:: Brief ::
Restate the material word for word and leave out anything that is a picture.

:: Provided material ::
------------
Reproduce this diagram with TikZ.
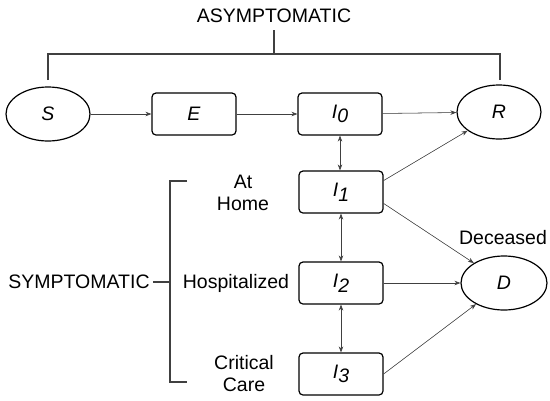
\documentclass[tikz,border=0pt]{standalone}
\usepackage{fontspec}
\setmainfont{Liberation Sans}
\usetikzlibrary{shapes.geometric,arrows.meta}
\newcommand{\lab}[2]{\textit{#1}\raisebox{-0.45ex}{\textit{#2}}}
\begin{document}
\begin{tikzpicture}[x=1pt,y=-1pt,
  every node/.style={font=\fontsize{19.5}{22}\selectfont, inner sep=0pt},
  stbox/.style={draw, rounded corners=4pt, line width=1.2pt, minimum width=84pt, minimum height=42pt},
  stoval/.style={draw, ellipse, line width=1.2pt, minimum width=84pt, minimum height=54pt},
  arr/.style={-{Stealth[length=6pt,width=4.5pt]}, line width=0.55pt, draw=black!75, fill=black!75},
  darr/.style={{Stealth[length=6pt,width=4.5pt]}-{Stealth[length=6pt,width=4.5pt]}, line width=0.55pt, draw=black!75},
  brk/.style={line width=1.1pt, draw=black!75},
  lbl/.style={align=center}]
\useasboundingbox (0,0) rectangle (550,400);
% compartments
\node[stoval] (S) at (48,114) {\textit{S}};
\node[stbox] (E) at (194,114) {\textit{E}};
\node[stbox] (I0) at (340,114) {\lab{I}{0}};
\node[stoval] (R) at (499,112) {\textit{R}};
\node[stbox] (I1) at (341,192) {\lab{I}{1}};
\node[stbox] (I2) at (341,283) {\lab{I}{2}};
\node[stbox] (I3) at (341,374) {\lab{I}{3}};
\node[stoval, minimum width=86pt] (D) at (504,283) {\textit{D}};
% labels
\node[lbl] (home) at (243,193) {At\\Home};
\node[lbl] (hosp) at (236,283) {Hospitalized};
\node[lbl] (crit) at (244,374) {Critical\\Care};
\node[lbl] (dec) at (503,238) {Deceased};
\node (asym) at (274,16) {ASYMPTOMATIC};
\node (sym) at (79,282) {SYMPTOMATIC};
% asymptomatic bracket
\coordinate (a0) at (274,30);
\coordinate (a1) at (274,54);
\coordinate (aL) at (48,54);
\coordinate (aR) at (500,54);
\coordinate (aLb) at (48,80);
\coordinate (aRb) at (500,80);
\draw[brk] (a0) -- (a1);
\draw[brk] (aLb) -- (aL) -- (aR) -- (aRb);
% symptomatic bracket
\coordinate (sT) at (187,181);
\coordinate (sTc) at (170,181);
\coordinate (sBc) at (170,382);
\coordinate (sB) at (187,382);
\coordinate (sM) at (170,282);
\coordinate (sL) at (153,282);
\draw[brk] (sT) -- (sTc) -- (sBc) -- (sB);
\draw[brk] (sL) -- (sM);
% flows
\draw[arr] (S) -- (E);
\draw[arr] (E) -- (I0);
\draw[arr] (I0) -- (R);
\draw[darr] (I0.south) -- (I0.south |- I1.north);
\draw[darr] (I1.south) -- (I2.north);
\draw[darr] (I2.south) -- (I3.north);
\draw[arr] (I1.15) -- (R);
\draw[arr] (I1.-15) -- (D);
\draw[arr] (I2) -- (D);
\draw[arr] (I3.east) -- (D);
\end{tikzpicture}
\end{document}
------------
:: Expected answer ::
Reproduce this diagram with TikZ.
\documentclass[tikz,border=0pt]{standalone}
\usepackage{fontspec}
\setmainfont{Liberation Sans}
\usetikzlibrary{shapes.geometric,arrows.meta}
\newcommand{\lab}[2]{\textit{#1}\raisebox{-0.45ex}{\textit{#2}}}
\begin{document}
\begin{tikzpicture}[x=1pt,y=-1pt,
  every node/.style={font=\fontsize{19.5}{22}\selectfont, inner sep=0pt},
  stbox/.style={draw, rounded corners=4pt, line width=1.2pt, minimum width=84pt, minimum height=42pt},
  stoval/.style={draw, ellipse, line width=1.2pt, minimum width=84pt, minimum height=54pt},
  arr/.style={-{Stealth[length=6pt,width=4.5pt]}, line width=0.55pt, draw=black!75, fill=black!75},
  darr/.style={{Stealth[length=6pt,width=4.5pt]}-{Stealth[length=6pt,width=4.5pt]}, line width=0.55pt, draw=black!75},
  brk/.style={line width=1.1pt, draw=black!75},
  lbl/.style={align=center}]
\useasboundingbox (0,0) rectangle (550,400);
% compartments
\node[stoval] (S) at (48,114) {\textit{S}};
\node[stbox] (E) at (194,114) {\textit{E}};
\node[stbox] (I0) at (340,114) {\lab{I}{0}};
\node[stoval] (R) at (499,112) {\textit{R}};
\node[stbox] (I1) at (341,192) {\lab{I}{1}};
\node[stbox] (I2) at (341,283) {\lab{I}{2}};
\node[stbox] (I3) at (341,374) {\lab{I}{3}};
\node[stoval, minimum width=86pt] (D) at (504,283) {\textit{D}};
% labels
\node[lbl] (home) at (243,193) {At\\Home};
\node[lbl] (hosp) at (236,283) {Hospitalized};
\node[lbl] (crit) at (244,374) {Critical\\Care};
\node[lbl] (dec) at (503,238) {Deceased};
\node (asym) at (274,16) {ASYMPTOMATIC};
\node (sym) at (79,282) {SYMPTOMATIC};
% asymptomatic bracket
\coordinate (a0) at (274,30);
\coordinate (a1) at (274,54);
\coordinate (aL) at (48,54);
\coordinate (aR) at (500,54);
\coordinate (aLb) at (48,80);
\coordinate (aRb) at (500,80);
\draw[brk] (a0) -- (a1);
\draw[brk] (aLb) -- (aL) -- (aR) -- (aRb);
% symptomatic bracket
\coordinate (sT) at (187,181);
\coordinate (sTc) at (170,181);
\coordinate (sBc) at (170,382);
\coordinate (sB) at (187,382);
\coordinate (sM) at (170,282);
\coordinate (sL) at (153,282);
\draw[brk] (sT) -- (sTc) -- (sBc) -- (sB);
\draw[brk] (sL) -- (sM);
% flows
\draw[arr] (S) -- (E);
\draw[arr] (E) -- (I0);
\draw[arr] (I0) -- (R);
\draw[darr] (I0.south) -- (I0.south |- I1.north);
\draw[darr] (I1.south) -- (I2.north);
\draw[darr] (I2.south) -- (I3.north);
\draw[arr] (I1.15) -- (R);
\draw[arr] (I1.-15) -- (D);
\draw[arr] (I2) -- (D);
\draw[arr] (I3.east) -- (D);
\end{tikzpicture}
\end{document}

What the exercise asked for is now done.